Nit: there's no point in not assigning those while declaring them, no?

size_t size = (job->num_relocs + 1) * sizeof(*reloc);
struct drm_tegra_reloc *relocs; = realloc(job->relocs, size);

> +drm_public
> +int drm_tegra_pushbuf_new(struct drm_tegra_pushbuf **pushbufp,
> +                         struct drm_tegra_job *job,
> +                         struct drm_tegra_bo *bo,
> +                         unsigned long offset)
> +{
> +       struct drm_tegra_pushbuf_private *pushbuf;
> +       void *ptr;
> +       int err;
> +
> +       pushbuf = calloc(1, sizeof(*pushbuf));
> +       if (!pushbuf)
> +               return -ENOMEM;
> +
> +       pushbuf->bo = drm_tegra_bo_get(bo);
> +       DRMINITLISTHEAD(&pushbuf->list);
> +       pushbuf->job = job;
> +
> +       err = drm_tegra_bo_map(bo, &ptr);
> +       if (err < 0) {
> +               drm_tegra_bo_put(bo);
> +               free(pushbuf);
> +               return err;
> +       }
> +
> +       pushbuf->start = pushbuf->base.ptr = ptr + offset;
> +       pushbuf->offset = offset;
> +
> +       DRMLISTADD(&pushbuf->list, &job->pushbufs);
> +       job->num_pushbufs++;
> +
> +       *pushbufp = &pushbuf->base;
> +
> +       return 0;
> +}

It feels quite wasteful to me to have to allocate a new pushbuf in
order to be able to use a new BO. I'd much rather see the pushbuf
being a persisting object that's the interface to the command-stream
(that produces jobs).

I was thinking something like:

int drm_tegra_pushbuf_new(struct drm_tegra_pushbuf **pushbufp, struct
drm_tegra_job *job)
int drm_tegra_pushbuf_room(struct drm_tegra_pushbuf *pushbuf, int num_words);

Where room guarantees that there's space for those words in the
pushbuf.
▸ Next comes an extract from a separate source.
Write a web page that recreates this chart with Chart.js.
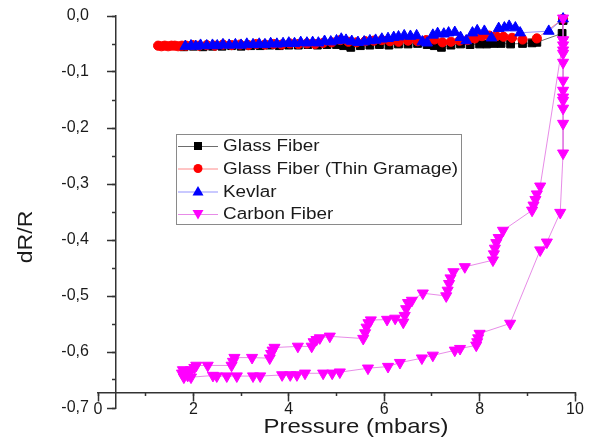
<!DOCTYPE html>
<html><head><meta charset="utf-8">
<script src="https://cdn.jsdelivr.net/npm/chart.js"></script>
<style>html,body{margin:0;padding:0;background:#fff}canvas{display:block}</style>
</head><body>
<canvas id="c" width="594" height="441"></canvas>
<script>
// ---- data ----
const seriesNames = ["Glass Fiber", "Glass Fiber (Thin Gramage)", "Kevlar", "Carbon Fiber"];

const glassX = [1.8, 2.0, 2.2, 2.4, 2.6, 2.8, 3.0, 3.2, 3.4, 3.6, 3.8, 4.0, 4.2, 4.4, 4.6, 4.8, 5.0, 5.15, 5.3, 5.5, 5.7, 5.9, 6.1, 6.3, 6.5, 6.7, 6.9, 7.05, 7.2, 7.4, 7.6, 7.8, 8.0, 8.15, 8.3, 8.45, 8.65, 8.9, 9.1, 9.2, 9.73, 9.75];
const glassY = [-0.055, -0.054, -0.055, -0.054, -0.054, -0.053, -0.054, -0.053, -0.053, -0.052, -0.053, -0.052, -0.052, -0.051, -0.052, -0.051, -0.051, -0.053, -0.056, -0.053, -0.052, -0.051, -0.052, -0.050, -0.050, -0.049, -0.051, -0.053, -0.056, -0.052, -0.050, -0.051, -0.050, -0.050, -0.049, -0.049, -0.050, -0.049, -0.048, -0.047, -0.031, -0.008];

const thinX = [1.26, 1.33, 1.40, 1.47, 1.54, 1.61, 1.68, 1.76, 1.85, 1.98, 2.12, 2.28, 2.45, 2.62, 2.8, 2.98, 3.15, 3.32, 3.5, 3.68, 3.85, 4.02, 4.2, 4.38, 4.55, 4.72, 4.9, 5.08, 5.25, 5.42, 5.6, 5.78, 5.95, 6.12, 6.3, 6.5, 6.7, 6.88, 7.05, 7.22, 7.4, 7.58, 7.75, 7.9, 8.05, 8.2, 8.35, 8.5, 8.68, 8.9, 9.2, 9.75];
const thinY = [-0.053, -0.054, -0.053, -0.054, -0.053, -0.053, -0.054, -0.053, -0.053, -0.052, -0.053, -0.052, -0.053, -0.051, -0.052, -0.051, -0.052, -0.050, -0.051, -0.050, -0.051, -0.049, -0.050, -0.049, -0.050, -0.048, -0.047, -0.043, -0.046, -0.047, -0.045, -0.044, -0.043, -0.045, -0.046, -0.044, -0.045, -0.043, -0.042, -0.047, -0.046, -0.044, -0.043, -0.040, -0.036, -0.035, -0.036, -0.037, -0.039, -0.042, -0.040, -0.005];

const kevlarX = [1.83, 1.95, 2.05, 2.15, 2.28, 2.4, 2.5, 2.62, 2.75, 2.88, 3.0, 3.12, 3.25, 3.38, 3.5, 3.62, 3.75, 3.88, 4.0, 4.12, 4.25, 4.38, 4.5, 4.62, 4.75, 4.88, 5.0, 5.1, 5.2, 5.32, 5.45, 5.58, 5.7, 5.82, 5.95, 6.08, 6.2, 6.3, 6.42, 6.55, 6.68, 6.8, 6.9, 7.02, 7.12, 7.25, 7.35, 7.48, 7.6, 7.72, 7.85, 7.95, 8.1, 8.25, 8.4, 8.52, 8.62, 8.75, 8.85, 9.45, 9.75];
const kevlarY = [-0.054, -0.053, -0.054, -0.052, -0.053, -0.052, -0.053, -0.051, -0.052, -0.051, -0.052, -0.050, -0.051, -0.050, -0.051, -0.049, -0.050, -0.049, -0.048, -0.049, -0.047, -0.048, -0.047, -0.048, -0.045, -0.046, -0.044, -0.041, -0.043, -0.045, -0.047, -0.046, -0.044, -0.043, -0.041, -0.040, -0.038, -0.037, -0.035, -0.036, -0.035, -0.046, -0.048, -0.034, -0.031, -0.032, -0.030, -0.029, -0.038, -0.044, -0.030, -0.026, -0.027, -0.039, -0.022, -0.021, -0.018, -0.021, -0.030, -0.027, -0.005];

const carbonX = [9.75, 9.75, 9.75, 9.75, 9.75, 9.75, 9.75, 9.75, 9.75, 9.75, 9.75, 9.75, 9.75,
  9.69, 9.41, 9.27, 8.64, 8.00, 7.97, 7.95, 7.93, 7.59, 7.48, 7.02, 6.79, 6.33, 6.08, 5.66, 5.07, 4.91, 4.72,
  4.34, 4.17, 4.03, 3.86, 3.40, 3.25, 2.91, 2.70, 2.49, 2.41, 1.95, 1.88, 1.80, 1.76, 1.78, 1.85, 1.95, 2.02,
  2.06, 2.30, 2.80, 2.83, 2.86, 3.23, 3.60, 3.63, 3.66, 3.70, 4.19, 4.48, 4.52, 4.58, 4.65, 4.86, 5.56, 5.60,
  5.63, 5.67, 5.72, 6.06, 6.23, 6.40, 6.43, 6.46, 6.50, 6.58, 6.81, 7.30, 7.33, 7.36, 7.39, 7.45, 7.69, 8.28,
  8.30, 8.32, 8.35, 8.40, 8.49, 9.10, 9.13, 9.17, 9.20, 9.27, 9.75];
const carbonY = [-0.004, -0.043, -0.052, -0.061, -0.067, -0.083, -0.115, -0.133, -0.145, -0.151, -0.165, -0.192, -0.245,
  -0.351, -0.404, -0.418, -0.549, -0.567, -0.575, -0.582, -0.588, -0.594, -0.597, -0.606, -0.611, -0.619, -0.626, -0.629, -0.636, -0.638, -0.638,
  -0.638, -0.641, -0.641, -0.641, -0.643, -0.643, -0.643, -0.643, -0.643, -0.642, -0.645, -0.642, -0.645, -0.638, -0.632, -0.636, -0.632, -0.628,
  -0.624, -0.624, -0.624, -0.617, -0.610, -0.610, -0.611, -0.603, -0.597, -0.592, -0.590, -0.590, -0.582, -0.578, -0.575, -0.572, -0.576, -0.566,
  -0.556, -0.548, -0.543, -0.542, -0.540, -0.547, -0.535, -0.523, -0.512, -0.508, -0.495, -0.500, -0.490, -0.478, -0.468, -0.457, -0.448, -0.436,
  -0.425, -0.415, -0.405, -0.396, -0.383, -0.347, -0.338, -0.328, -0.318, -0.304, -0.043];

const xMajorTicks = [0, 2, 4, 6, 8, 10];
const yMajorTicks = [0, -0.1, -0.2, -0.3, -0.4, -0.5, -0.6, -0.7];
const xTitle = "Pressure (mbars)";
const yTitle = "dR/R";

// ---- chart ----
const FONT = "'Liberation Sans', Arial, sans-serif";
const toPts = (xs, ys) => xs.map((x, i) => ({x: x, y: ys[i]}));

const styles = [
  {color: '#000000', line: 'rgba(60,60,60,0.75)', pointStyle: 'rect', radius: 5.5, rotation: 0},
  {color: '#ff0000', line: 'rgba(255,60,60,0.6)', pointStyle: 'circle', radius: 4.6, rotation: 0},
  {color: '#0000ff', line: 'rgba(60,60,255,0.55)', pointStyle: 'triangle', radius: 6.2, rotation: 0},
  {color: '#ff00ff', line: 'rgba(225,110,225,0.8)', pointStyle: 'triangle', radius: 6.4, rotation: 180}
];
const allData = [toPts(glassX, glassY), toPts(thinX, thinY), toPts(kevlarX, kevlarY), toPts(carbonX, carbonY)];
const orders = [4, 3, 2, 1];

const datasets = seriesNames.map((name, i) => ({
  label: name,
  data: allData[i],
  showLine: true,
  borderColor: styles[i].line,
  borderWidth: 1,
  backgroundColor: styles[i].color,
  pointBackgroundColor: styles[i].color,
  pointBorderColor: styles[i].color,
  pointBorderWidth: 1,
  pointStyle: styles[i].pointStyle,
  pointRadius: styles[i].radius,
  pointRotation: styles[i].rotation,
  pointHoverRadius: styles[i].radius,
  order: orders[i],
  clip: false,
  xAxisID: 'x',
  yAxisID: 'y'
}));

const AXIS_Y_AT = -0.672;   // x axis drawn at this dR/R value
const AXIS_X_AT = 0.367;    // y axis drawn at this pressure value
const YLABEL_X_AT = -0.19;  // right edge of the y tick labels

const fmtY = v => (Math.abs(v) < 1e-9 ? '0,0' : v.toFixed(1).replace('.', ','));

function stretchedText(ctx, text, x, y, sx, rot) {
  ctx.save();
  ctx.translate(x, y);
  if (rot) ctx.rotate(rot);
  ctx.scale(sx, 1);
  ctx.fillText(text, 0, 0);
  ctx.restore();
}

const legendPlugin = {
  id: 'boxLegend',
  afterDraw(chart) {
    const ctx = chart.ctx;
    ctx.save();
    const bx = 176.5, by = 134.5, bw = 285, bh = 90;
    ctx.strokeStyle = '#8a8a8a';
    ctx.lineWidth = 1;
    ctx.strokeRect(bx, by, bw, bh);
    const rowY = [146, 168.5, 191.5, 214];
    ctx.font = '16px ' + FONT;
    ctx.textBaseline = 'middle';
    ctx.textAlign = 'left';
    seriesNames.forEach((name, i) => {
      const y = rowY[i];
      const st = styles[i];
      ctx.strokeStyle = st.line;
      ctx.lineWidth = 1;
      ctx.beginPath(); ctx.moveTo(178, y + 0.5); ctx.lineTo(218, y + 0.5); ctx.stroke();
      ctx.fillStyle = st.color;
      const cx = 198;
      ctx.beginPath();
      if (st.pointStyle === 'rect') {
        ctx.rect(cx - 4, y - 4, 8, 8);
      } else if (st.pointStyle === 'circle') {
        ctx.arc(cx, y, 4.5, 0, Math.PI * 2);
      } else if (st.rotation === 0) {
        ctx.moveTo(cx, y - 5.5); ctx.lineTo(cx + 5.5, y + 4); ctx.lineTo(cx - 5.5, y + 4); ctx.closePath();
      } else {
        ctx.moveTo(cx, y + 5.5); ctx.lineTo(cx + 5.5, y - 4); ctx.lineTo(cx - 5.5, y - 4); ctx.closePath();
      }
      ctx.fill();
      ctx.fillStyle = '#1a1a1a';
      stretchedText(ctx, name, 223, y + 1, 1.18, 0);
    });
    // axis titles
    ctx.fillStyle = '#1a1a1a';
    ctx.font = '21px ' + FONT;
    ctx.textAlign = 'center';
    ctx.textBaseline = 'middle';
    stretchedText(ctx, xTitle, 356, 427, 1.14, 0);
    stretchedText(ctx, yTitle, 26, 237, 1.1, -Math.PI / 2);
    ctx.restore();
  }
};

Chart.defaults.font.family = FONT;
Chart.defaults.font.size = 16;
Chart.defaults.color = '#1a1a1a';

const tickGrid = len => ({drawOnChartArea: false, drawTicks: true, tickLength: len, tickWidth: 1.5, tickColor: '#333'});

new Chart(document.getElementById('c'), {
  type: 'scatter',
  data: {datasets: datasets},
  options: {
    responsive: false,
    animation: false,
    events: [],
    layout: {padding: {left: 98, right: 19, top: 16, bottom: 33}},
    plugins: {legend: {display: false}, tooltip: {enabled: false}, title: {display: false}},
    scales: {
      x: {
        type: 'linear', min: 0, max: 10,
        position: {y: AXIS_Y_AT},
        afterBuildTicks: s => { s.ticks = xMajorTicks.map(v => ({value: v})); },
        ticks: {padding: 0, font: {size: 16}, callback: v => String(v)},
        grid: tickGrid(8),
        border: {display: true, color: '#333', width: 1.5}
      },
      x2: {
        type: 'linear', min: 0, max: 10, axis: 'x',
        position: {y: AXIS_Y_AT},
        ticks: {display: false, stepSize: 1},
        grid: tickGrid(4),
        border: {display: false}
      },
      y: {
        type: 'linear', min: -0.7, max: 0,
        position: {x: AXIS_X_AT},
        afterBuildTicks: s => { s.ticks = yMajorTicks.map(v => ({value: v})); },
        ticks: {display: false, padding: 0},
        grid: tickGrid(8),
        border: {display: true, color: '#333', width: 1.5}
      },
      y2: {
        type: 'linear', min: -0.7, max: 0, axis: 'y',
        position: {x: AXIS_X_AT},
        ticks: {display: false, stepSize: 0.05},
        grid: tickGrid(4),
        border: {display: false}
      },
      yLabels: {
        type: 'linear', min: -0.7, max: 0, axis: 'y',
        position: {x: YLABEL_X_AT},
        afterBuildTicks: s => { s.ticks = yMajorTicks.map(v => ({value: v})); },
        ticks: {padding: 0, font: {size: 16}, callback: v => fmtY(v)},
        grid: {display: false, drawTicks: false},
        border: {display: false}
      }
    }
  },
  plugins: [legendPlugin]
});
</script>
</body></html>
A simple implementation could just allocate a bo of that
size, but a slightly more sophisticated one can allocate larger ones
and reuse them. Even more sophisticated ones could keep old cmdbufs
around and reuse them once the hardware is done reading them, do
exponential grow-factors etc.

I've implemented the "slightly more sophisticated" approach here:

https://github.com/grate-driver/libdrm/commit/f90ea2f57ca4d8c81768402900c663ce526bac11

In my implementation, I've changed the job-structure to build the list
of cmdbufs directly rather than keeping a list of the pushbufs. Sure,
that means another allocation every time we need a new cmdbuf, but
hopefully we should be able to produce much less of them this way.

> +int drm_tegra_pushbuf_relocate(struct drm_tegra_pushbuf *pushbuf,
> +                              struct drm_tegra_bo *target,
> +                              unsigned long offset,
> +                              unsigned long shift)
> +{
> +       struct drm_tegra_pushbuf_private *priv = pushbuf_priv(pushbuf);
> +       struct drm_tegra_reloc reloc;
> +       int err;
> +
> +       memset(&reloc, 0, sizeof(reloc));
> +       reloc.cmdbuf.handle = priv->bo->handle;
> +       reloc.cmdbuf.offset = drm_tegra_pushbuf_get_offset(pushbuf);
> +       reloc.target.handle = target->handle;
> +       reloc.target.offset = offset;
> +       reloc.shift = shift;
> +
> +       err = drm_tegra_job_add_reloc(priv->job, &reloc);
> +       if (err < 0)
> +               return err;
> +
> +       return 0;
> +}

Whenever we insert a reloc, we also insert a DEADBEEF in the command
stream. Why not formalize this into this function?